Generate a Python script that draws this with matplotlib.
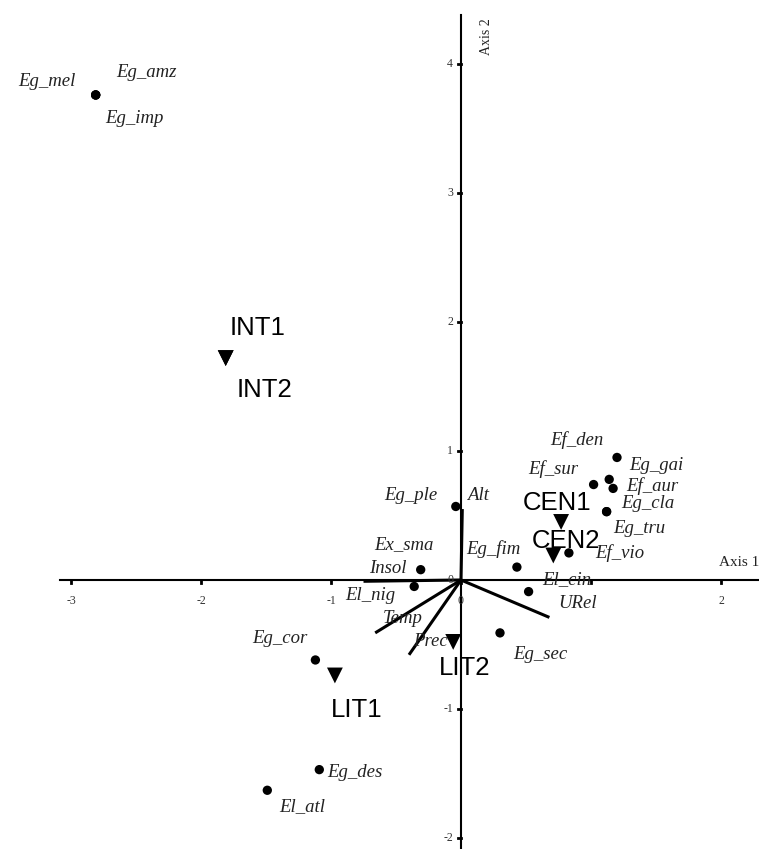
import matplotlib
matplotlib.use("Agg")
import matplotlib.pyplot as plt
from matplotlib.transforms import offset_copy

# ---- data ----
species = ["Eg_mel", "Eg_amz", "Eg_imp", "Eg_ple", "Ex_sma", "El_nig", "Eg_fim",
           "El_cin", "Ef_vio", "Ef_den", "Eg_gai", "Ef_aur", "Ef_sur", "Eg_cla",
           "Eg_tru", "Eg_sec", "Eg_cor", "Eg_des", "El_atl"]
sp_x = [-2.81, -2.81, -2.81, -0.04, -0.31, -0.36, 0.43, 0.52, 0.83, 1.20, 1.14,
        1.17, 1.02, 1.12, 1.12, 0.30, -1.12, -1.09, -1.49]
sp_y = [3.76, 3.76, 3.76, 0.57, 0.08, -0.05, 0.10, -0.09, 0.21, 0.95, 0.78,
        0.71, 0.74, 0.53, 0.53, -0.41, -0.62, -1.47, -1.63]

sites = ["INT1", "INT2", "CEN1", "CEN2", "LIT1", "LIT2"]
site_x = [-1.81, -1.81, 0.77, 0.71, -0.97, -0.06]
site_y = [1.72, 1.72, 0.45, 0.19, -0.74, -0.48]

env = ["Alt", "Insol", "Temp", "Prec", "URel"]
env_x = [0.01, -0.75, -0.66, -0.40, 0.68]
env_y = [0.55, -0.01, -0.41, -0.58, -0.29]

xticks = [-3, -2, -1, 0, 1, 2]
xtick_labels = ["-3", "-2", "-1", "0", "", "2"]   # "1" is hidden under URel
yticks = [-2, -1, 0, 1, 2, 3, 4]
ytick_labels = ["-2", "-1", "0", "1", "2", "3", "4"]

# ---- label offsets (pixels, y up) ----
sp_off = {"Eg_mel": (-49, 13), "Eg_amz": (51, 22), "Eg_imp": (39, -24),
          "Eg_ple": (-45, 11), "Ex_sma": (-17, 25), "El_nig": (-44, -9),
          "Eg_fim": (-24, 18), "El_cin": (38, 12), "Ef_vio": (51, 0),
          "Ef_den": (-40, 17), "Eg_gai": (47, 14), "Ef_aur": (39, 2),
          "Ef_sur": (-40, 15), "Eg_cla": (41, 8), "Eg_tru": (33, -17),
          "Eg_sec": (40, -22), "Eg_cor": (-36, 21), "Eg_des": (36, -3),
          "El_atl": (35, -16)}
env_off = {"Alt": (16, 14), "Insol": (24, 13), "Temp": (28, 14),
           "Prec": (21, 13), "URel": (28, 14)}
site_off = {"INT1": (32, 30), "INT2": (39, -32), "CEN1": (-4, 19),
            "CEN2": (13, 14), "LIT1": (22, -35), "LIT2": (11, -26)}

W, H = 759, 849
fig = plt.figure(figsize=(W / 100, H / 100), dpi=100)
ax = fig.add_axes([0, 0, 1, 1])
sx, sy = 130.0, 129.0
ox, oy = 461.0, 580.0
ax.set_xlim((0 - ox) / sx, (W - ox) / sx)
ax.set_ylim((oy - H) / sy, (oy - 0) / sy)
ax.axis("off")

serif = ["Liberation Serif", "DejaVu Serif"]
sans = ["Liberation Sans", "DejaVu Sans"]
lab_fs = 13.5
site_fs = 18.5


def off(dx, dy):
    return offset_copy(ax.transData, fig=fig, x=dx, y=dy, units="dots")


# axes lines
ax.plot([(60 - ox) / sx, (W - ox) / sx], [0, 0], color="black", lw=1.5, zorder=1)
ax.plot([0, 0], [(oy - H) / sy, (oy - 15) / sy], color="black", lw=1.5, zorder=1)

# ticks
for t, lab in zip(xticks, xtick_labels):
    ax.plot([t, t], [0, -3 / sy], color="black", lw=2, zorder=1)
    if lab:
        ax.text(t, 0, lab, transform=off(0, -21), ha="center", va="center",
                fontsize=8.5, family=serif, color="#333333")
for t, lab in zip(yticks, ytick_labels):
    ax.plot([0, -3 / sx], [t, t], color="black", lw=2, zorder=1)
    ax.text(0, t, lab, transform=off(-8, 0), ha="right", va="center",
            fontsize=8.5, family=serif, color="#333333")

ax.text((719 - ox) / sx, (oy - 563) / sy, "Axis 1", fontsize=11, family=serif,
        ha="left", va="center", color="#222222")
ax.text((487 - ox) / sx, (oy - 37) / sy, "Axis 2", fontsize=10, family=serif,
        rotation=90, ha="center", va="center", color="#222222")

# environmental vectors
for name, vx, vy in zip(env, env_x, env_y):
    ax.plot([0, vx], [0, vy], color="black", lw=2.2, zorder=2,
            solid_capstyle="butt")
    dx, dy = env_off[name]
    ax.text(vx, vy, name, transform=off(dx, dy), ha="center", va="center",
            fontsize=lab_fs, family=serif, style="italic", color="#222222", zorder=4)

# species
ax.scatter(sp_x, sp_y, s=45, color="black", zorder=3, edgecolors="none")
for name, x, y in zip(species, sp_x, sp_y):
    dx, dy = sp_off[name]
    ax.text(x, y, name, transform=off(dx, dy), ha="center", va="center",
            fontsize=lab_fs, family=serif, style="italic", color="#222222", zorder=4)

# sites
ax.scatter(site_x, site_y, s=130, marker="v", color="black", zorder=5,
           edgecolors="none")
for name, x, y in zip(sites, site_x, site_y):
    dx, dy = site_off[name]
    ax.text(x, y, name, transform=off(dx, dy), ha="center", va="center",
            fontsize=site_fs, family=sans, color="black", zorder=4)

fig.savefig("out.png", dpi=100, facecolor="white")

#####

Extract the lines exactly, please: the first line of the listing, the line with "from matplotlib.transforms import offset_copy", and every line between them, but no pictures.

### Reply to the exercise:
Generate a Python script that draws this with matplotlib.
import matplotlib
matplotlib.use("Agg")
import matplotlib.pyplot as plt
from matplotlib.transforms import offset_copy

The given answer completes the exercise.